━━━ SOURCE EXCERPT ━━━

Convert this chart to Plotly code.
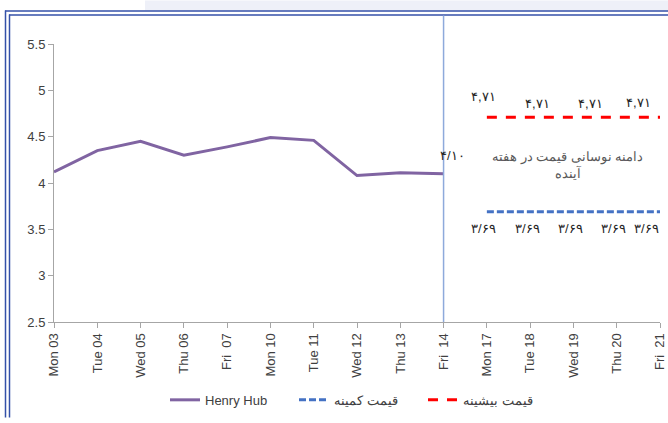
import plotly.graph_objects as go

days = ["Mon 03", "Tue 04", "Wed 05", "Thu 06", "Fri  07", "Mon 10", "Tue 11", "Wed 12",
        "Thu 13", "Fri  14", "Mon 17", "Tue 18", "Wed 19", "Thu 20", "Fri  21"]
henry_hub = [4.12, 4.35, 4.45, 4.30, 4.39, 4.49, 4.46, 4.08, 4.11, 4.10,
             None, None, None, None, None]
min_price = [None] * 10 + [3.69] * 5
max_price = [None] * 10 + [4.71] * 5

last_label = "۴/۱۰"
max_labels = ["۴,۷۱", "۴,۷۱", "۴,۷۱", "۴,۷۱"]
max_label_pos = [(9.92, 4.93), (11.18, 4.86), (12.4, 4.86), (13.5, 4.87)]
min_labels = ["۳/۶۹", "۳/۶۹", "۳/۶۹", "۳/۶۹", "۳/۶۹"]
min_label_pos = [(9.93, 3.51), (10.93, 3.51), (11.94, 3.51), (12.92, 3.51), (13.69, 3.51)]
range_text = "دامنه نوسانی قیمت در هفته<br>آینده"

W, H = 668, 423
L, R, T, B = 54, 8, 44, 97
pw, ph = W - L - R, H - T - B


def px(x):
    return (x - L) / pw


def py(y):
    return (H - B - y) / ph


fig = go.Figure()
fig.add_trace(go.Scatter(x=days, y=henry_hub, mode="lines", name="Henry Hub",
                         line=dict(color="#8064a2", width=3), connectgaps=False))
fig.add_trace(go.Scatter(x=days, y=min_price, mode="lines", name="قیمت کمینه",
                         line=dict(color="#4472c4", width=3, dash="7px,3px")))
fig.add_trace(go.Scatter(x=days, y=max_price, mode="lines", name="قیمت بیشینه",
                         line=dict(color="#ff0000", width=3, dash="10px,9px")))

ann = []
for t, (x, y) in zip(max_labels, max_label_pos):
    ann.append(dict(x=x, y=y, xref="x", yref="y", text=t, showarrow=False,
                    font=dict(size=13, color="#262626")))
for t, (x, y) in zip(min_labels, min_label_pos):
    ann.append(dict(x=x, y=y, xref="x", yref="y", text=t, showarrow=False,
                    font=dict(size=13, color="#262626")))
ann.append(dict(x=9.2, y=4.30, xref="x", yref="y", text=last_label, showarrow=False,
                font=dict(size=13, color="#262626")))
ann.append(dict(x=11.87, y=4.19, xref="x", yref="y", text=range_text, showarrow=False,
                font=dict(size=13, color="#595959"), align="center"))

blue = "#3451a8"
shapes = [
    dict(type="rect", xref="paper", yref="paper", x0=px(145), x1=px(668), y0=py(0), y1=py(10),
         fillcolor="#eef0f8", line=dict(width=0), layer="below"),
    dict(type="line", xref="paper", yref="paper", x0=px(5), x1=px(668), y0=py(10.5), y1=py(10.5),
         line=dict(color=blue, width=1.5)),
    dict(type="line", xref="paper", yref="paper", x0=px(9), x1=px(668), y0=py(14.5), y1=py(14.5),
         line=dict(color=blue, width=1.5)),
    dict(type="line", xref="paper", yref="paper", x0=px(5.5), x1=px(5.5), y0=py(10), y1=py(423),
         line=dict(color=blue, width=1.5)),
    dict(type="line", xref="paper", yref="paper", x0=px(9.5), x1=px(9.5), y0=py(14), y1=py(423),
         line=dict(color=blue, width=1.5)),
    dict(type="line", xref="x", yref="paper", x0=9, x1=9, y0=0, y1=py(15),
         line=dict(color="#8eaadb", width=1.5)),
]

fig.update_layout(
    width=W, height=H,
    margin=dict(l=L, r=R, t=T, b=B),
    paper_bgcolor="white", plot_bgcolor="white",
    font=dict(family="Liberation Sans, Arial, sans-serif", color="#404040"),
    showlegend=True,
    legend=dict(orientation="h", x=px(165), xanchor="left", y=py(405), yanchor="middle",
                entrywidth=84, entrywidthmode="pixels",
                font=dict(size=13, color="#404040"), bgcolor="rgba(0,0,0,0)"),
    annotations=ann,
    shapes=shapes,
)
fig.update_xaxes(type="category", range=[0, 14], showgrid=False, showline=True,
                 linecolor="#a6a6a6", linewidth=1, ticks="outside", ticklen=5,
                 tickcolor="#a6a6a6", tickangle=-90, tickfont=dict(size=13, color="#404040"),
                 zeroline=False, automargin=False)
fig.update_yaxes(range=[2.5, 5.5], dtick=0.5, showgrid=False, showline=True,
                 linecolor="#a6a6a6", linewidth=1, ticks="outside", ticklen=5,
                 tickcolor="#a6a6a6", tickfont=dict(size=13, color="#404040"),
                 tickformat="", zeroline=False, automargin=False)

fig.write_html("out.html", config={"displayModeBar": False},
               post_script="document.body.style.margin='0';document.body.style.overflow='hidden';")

━━━

- **REQUIREMENT**:
Return the listing above unchanged, apart from dropping its pictures.

- **EXERCISE ANSWER**:
Convert this chart to Plotly code.
import plotly.graph_objects as go

days = ["Mon 03", "Tue 04", "Wed 05", "Thu 06", "Fri  07", "Mon 10", "Tue 11", "Wed 12",
        "Thu 13", "Fri  14", "Mon 17", "Tue 18", "Wed 19", "Thu 20", "Fri  21"]
henry_hub = [4.12, 4.35, 4.45, 4.30, 4.39, 4.49, 4.46, 4.08, 4.11, 4.10,
             None, None, None, None, None]
min_price = [None] * 10 + [3.69] * 5
max_price = [None] * 10 + [4.71] * 5

last_label = "۴/۱۰"
max_labels = ["۴,۷۱", "۴,۷۱", "۴,۷۱", "۴,۷۱"]
max_label_pos = [(9.92, 4.93), (11.18, 4.86), (12.4, 4.86), (13.5, 4.87)]
min_labels = ["۳/۶۹", "۳/۶۹", "۳/۶۹", "۳/۶۹", "۳/۶۹"]
min_label_pos = [(9.93, 3.51), (10.93, 3.51), (11.94, 3.51), (12.92, 3.51), (13.69, 3.51)]
range_text = "دامنه نوسانی قیمت در هفته<br>آینده"

W, H = 668, 423
L, R, T, B = 54, 8, 44, 97
pw, ph = W - L - R, H - T - B


def px(x):
    return (x - L) / pw


def py(y):
    return (H - B - y) / ph


fig = go.Figure()
fig.add_trace(go.Scatter(x=days, y=henry_hub, mode="lines", name="Henry Hub",
                         line=dict(color="#8064a2", width=3), connectgaps=False))
fig.add_trace(go.Scatter(x=days, y=min_price, mode="lines", name="قیمت کمینه",
                         line=dict(color="#4472c4", width=3, dash="7px,3px")))
fig.add_trace(go.Scatter(x=days, y=max_price, mode="lines", name="قیمت بیشینه",
                         line=dict(color="#ff0000", width=3, dash="10px,9px")))

ann = []
for t, (x, y) in zip(max_labels, max_label_pos):
    ann.append(dict(x=x, y=y, xref="x", yref="y", text=t, showarrow=False,
                    font=dict(size=13, color="#262626")))
for t, (x, y) in zip(min_labels, min_label_pos):
    ann.append(dict(x=x, y=y, xref="x", yref="y", text=t, showarrow=False,
                    font=dict(size=13, color="#262626")))
ann.append(dict(x=9.2, y=4.30, xref="x", yref="y", text=last_label, showarrow=False,
                font=dict(size=13, color="#262626")))
ann.append(dict(x=11.87, y=4.19, xref="x", yref="y", text=range_text, showarrow=False,
                font=dict(size=13, color="#595959"), align="center"))

blue = "#3451a8"
shapes = [
    dict(type="rect", xref="paper", yref="paper", x0=px(145), x1=px(668), y0=py(0), y1=py(10),
         fillcolor="#eef0f8", line=dict(width=0), layer="below"),
    dict(type="line", xref="paper", yref="paper", x0=px(5), x1=px(668), y0=py(10.5), y1=py(10.5),
         line=dict(color=blue, width=1.5)),
    dict(type="line", xref="paper", yref="paper", x0=px(9), x1=px(668), y0=py(14.5), y1=py(14.5),
         line=dict(color=blue, width=1.5)),
    dict(type="line", xref="paper", yref="paper", x0=px(5.5), x1=px(5.5), y0=py(10), y1=py(423),
         line=dict(color=blue, width=1.5)),
    dict(type="line", xref="paper", yref="paper", x0=px(9.5), x1=px(9.5), y0=py(14), y1=py(423),
         line=dict(color=blue, width=1.5)),
    dict(type="line", xref="x", yref="paper", x0=9, x1=9, y0=0, y1=py(15),
         line=dict(color="#8eaadb", width=1.5)),
]

fig.update_layout(
    width=W, height=H,
    margin=dict(l=L, r=R, t=T, b=B),
    paper_bgcolor="white", plot_bgcolor="white",
    font=dict(family="Liberation Sans, Arial, sans-serif", color="#404040"),
    showlegend=True,
    legend=dict(orientation="h", x=px(165), xanchor="left", y=py(405), yanchor="middle",
                entrywidth=84, entrywidthmode="pixels",
                font=dict(size=13, color="#404040"), bgcolor="rgba(0,0,0,0)"),
    annotations=ann,
    shapes=shapes,
)
fig.update_xaxes(type="category", range=[0, 14], showgrid=False, showline=True,
                 linecolor="#a6a6a6", linewidth=1, ticks="outside", ticklen=5,
                 tickcolor="#a6a6a6", tickangle=-90, tickfont=dict(size=13, color="#404040"),
                 zeroline=False, automargin=False)
fig.update_yaxes(range=[2.5, 5.5], dtick=0.5, showgrid=False, showline=True,
                 linecolor="#a6a6a6", linewidth=1, ticks="outside", ticklen=5,
                 tickcolor="#a6a6a6", tickfont=dict(size=13, color="#404040"),
                 tickformat="", zeroline=False, automargin=False)

fig.write_html("out.html", config={"displayModeBar": False},
               post_script="document.body.style.margin='0';document.body.style.overflow='hidden';")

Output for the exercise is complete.